In expressing "b is a power of 10", you actually do not need the Chinese Remainder Theorem and/nor coding of finite sequences. You can alternatively work as follows (we use the usual symbols as |, >, c-d, as shortcuts for formulas/terms with obvious meaning):
For a prime number p, let us denote EXP(p,a) some formula in TNT saying that "p is a prime and a is a power of p". We already know, how to build one. (For technical reasons, we do not consider S0 to be a power of p, so ~EXP(p,S0).)
If p is a prime, we define EXPp(c,a) ≖ 〈EXP(p,a) ∧ (c-1)|(a-1)〉. Here, the symbol | is a shortcut for "divides" which can be easily defined in TNT using one existencial quantifier and multiplication; the same holds for c-1 (a-1, resp.) which means "the d such that Sd=c" (Sd=a, resp.).
If EXP(p,c) holds (i.e. c is a power of p), the formula EXPp(c,a) says that "a is a power of c" since a ≡ 1 (mod c-1) then.
Having a property P of numbers (i.e. nonnegative integers), there is a way how to refer, in TNT, to the smallest number with this property: 〈P(a) ∧ ∀c:〈a>c → ~P(a)〉〉.
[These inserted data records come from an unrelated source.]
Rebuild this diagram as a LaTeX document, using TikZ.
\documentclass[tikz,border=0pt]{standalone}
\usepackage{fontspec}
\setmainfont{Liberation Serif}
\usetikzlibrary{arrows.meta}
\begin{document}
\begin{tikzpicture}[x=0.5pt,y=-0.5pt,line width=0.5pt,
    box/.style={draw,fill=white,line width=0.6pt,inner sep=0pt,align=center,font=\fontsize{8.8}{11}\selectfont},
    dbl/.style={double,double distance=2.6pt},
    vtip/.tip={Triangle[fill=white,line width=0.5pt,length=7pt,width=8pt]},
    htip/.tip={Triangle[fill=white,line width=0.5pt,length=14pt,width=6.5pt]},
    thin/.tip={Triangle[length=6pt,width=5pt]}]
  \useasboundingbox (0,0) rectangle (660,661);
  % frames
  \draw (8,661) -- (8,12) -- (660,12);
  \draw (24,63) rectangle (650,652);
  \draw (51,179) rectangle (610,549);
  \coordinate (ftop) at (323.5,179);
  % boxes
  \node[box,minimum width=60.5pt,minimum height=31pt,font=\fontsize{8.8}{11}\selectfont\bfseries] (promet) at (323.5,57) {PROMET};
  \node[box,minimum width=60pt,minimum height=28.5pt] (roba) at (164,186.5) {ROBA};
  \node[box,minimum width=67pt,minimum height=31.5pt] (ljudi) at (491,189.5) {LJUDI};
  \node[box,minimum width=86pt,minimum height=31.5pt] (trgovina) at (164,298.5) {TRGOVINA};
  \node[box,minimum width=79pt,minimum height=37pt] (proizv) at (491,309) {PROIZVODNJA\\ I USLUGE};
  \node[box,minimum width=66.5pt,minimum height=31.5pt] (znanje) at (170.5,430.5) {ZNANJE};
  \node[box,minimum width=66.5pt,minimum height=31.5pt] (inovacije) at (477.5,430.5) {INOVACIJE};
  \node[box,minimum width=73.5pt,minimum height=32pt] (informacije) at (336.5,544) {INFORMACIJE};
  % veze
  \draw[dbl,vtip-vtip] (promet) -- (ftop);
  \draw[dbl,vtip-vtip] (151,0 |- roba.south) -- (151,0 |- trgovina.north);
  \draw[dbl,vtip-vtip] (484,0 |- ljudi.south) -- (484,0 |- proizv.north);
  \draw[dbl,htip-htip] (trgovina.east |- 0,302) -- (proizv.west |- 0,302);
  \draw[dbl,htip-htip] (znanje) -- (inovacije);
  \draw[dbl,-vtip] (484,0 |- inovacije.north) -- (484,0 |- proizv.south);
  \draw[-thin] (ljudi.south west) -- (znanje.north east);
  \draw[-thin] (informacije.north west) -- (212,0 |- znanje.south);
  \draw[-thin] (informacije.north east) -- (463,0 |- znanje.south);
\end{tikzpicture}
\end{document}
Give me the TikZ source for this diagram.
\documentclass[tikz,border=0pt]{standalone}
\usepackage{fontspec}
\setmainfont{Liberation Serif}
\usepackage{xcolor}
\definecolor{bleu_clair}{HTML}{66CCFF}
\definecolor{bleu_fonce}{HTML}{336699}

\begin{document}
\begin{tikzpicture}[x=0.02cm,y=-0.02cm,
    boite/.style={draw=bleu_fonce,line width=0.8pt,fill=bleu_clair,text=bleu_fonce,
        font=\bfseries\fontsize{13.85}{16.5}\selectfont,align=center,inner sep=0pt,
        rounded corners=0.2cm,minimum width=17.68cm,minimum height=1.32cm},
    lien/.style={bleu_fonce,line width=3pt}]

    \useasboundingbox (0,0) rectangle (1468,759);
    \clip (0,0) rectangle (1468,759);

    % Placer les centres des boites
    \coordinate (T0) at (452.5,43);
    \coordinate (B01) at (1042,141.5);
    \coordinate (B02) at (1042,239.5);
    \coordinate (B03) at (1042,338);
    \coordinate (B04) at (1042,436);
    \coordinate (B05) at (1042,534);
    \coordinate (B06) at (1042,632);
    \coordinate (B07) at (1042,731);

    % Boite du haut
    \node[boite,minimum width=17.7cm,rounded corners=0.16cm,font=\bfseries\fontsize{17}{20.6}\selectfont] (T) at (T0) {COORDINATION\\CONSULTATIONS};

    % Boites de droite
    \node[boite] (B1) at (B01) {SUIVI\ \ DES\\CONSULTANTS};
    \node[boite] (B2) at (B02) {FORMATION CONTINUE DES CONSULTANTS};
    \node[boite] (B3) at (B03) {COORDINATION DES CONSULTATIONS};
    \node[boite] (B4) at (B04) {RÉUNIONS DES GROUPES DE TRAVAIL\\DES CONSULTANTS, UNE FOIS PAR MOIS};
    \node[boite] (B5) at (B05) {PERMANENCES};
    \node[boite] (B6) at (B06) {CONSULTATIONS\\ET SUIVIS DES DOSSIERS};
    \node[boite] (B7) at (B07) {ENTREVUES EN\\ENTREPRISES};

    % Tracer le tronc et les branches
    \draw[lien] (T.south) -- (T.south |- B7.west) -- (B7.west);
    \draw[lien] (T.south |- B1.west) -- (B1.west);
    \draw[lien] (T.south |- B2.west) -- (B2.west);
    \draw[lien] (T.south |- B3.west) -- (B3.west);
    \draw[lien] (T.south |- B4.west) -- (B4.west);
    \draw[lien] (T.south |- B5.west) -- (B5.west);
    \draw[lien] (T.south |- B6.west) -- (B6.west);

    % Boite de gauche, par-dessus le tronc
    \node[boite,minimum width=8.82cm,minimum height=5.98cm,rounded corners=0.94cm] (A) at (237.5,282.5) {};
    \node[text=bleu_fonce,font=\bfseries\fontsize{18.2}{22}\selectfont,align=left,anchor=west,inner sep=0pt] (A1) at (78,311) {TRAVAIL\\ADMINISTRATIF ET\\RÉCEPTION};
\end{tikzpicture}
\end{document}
We can state the formula expressing "b is a power of 10" (for better readability, we omit the symbols 〈 and 〉, and we write 2 and 5 instead of SS0 and SSSSS0):
∃a:∃c:∃d: (EXP(2,a) ∧ EXP(5,c) ∧ EXP(5,d) ∧ d > b ∧ a⋅c=b ∧ ∀e:(e>5 ∧ e|c ∧ EXP5(e,c) → ~EXP5(e,d)) ∧ ∀e:("e is the smallest such that EXP5(c,e) ∧ EXP5(d,e)" → (d-2)|(e-a))).
Explanation: We write b = a⋅c = 2x⋅5y (x,y>0) and choose d=5z>b in such a way that z and y are coprime (e.g. z may be a prime). Then "the smallest e..." is equal to (5z)y = dy ≡ 2y (mod d-2), and (d-2)|(e-a) implies a = 2x = e mod (d-2) = 2y (we have 'd-2 > 2y' and 'd-2 > a', too), and so x = y.
Remark: This approach can be easily adapted to define "b is a power of n" for any number n with a fixed decomposition a1a2...ak, where each ai is a power of a prime pi and pi = pj → i=j.
how about:
∀x: ∀y: (SSx∙y = b → ∃z: z∙SS0 = SSx)
(in English: any factor of b that is ≥ 2 must itself be divisible by 2; literally: for all natural numbers x and y, if (2+x) * y = b then this implies that there's a natural number z such that z * 2 = (2+x). )
I'm not 100% sure that this is allowed in the syntax of TNT and propositional calculus, it's been a while since I've perused GEB.
(edit: for the b = 2n problem at least; I can see why the 10n would be more difficult as 10 is not prime. But 11n would be the same thing except replacing the one term "SS0" with "SSSSSSSSSSS0".)
Here's what I came up with:
∀c:∃d:<(c*d=b)→<(c=SO)v∃e:(d=e*SSO)>>
Which translates to:
For all numbers c, there exists a number d, such that if c times d equals b then either c is 1 or there exists a number e such that d equals e times 2.
Or
For all numbers c, there exists a number d, such that if b is a factor of c and d then either c is 1 or d is a factor of 2
Or
If the product of two numbers is b then one of them is 1 or one of them is divisible by 2
Or
All divisors of b are either 1 or are divisible by 2
Or
b is a power of 2
For the open expression meaning that b is a power of 2, I have ∀a:~∃c:(S(Sa ∙ SS0) ∙ Sc) = b
This effectively says that for all a, S(Sa ∙ SS0) is not a factor of b. But in normal terms, S(Sa ∙ SS0) is 1 + ((a + 1) * 2) or 3 + 2a. We can now reword the statement as "no odd number that is at least 3 is a factor of b". This is true if and only if b is a power of 2.
I'm still working on the b is a power of 10 problem.
I think that most of the above have only shown that b must be a multiple of 4. How about this: ∃b:∀c:<<∀e:(c∙e) = b & ~∃c':∃c'':(ssc'∙ssc'') = c> → c = 2>
I don't think the formatting is perfect, but it reads:
There exists b, such that for all c, if c is a factor of b and c is prime, then c equal 2.
Here is what I came up with for the statement "b is a power of 2"
∃b: ∀a: ~∃c: ((a * ss0) + sss0) * c = b
I think this says "There exists a number b, such that for all numbers a, there does not exist a number c such that (a * 2) + 3 (in other words, an odd number greater than 2) multiplied by c, gives you b." So, if b exists, and can't be zero, and it has no odd divisors greater than 2, then wouldn't b necessarily be 1, 2, or another power of 2?
my solution for b is a power of two is :
∀x: ∃y x.y=b ( isprime(x) => x = SS0 )
isprime() should not be hard to write.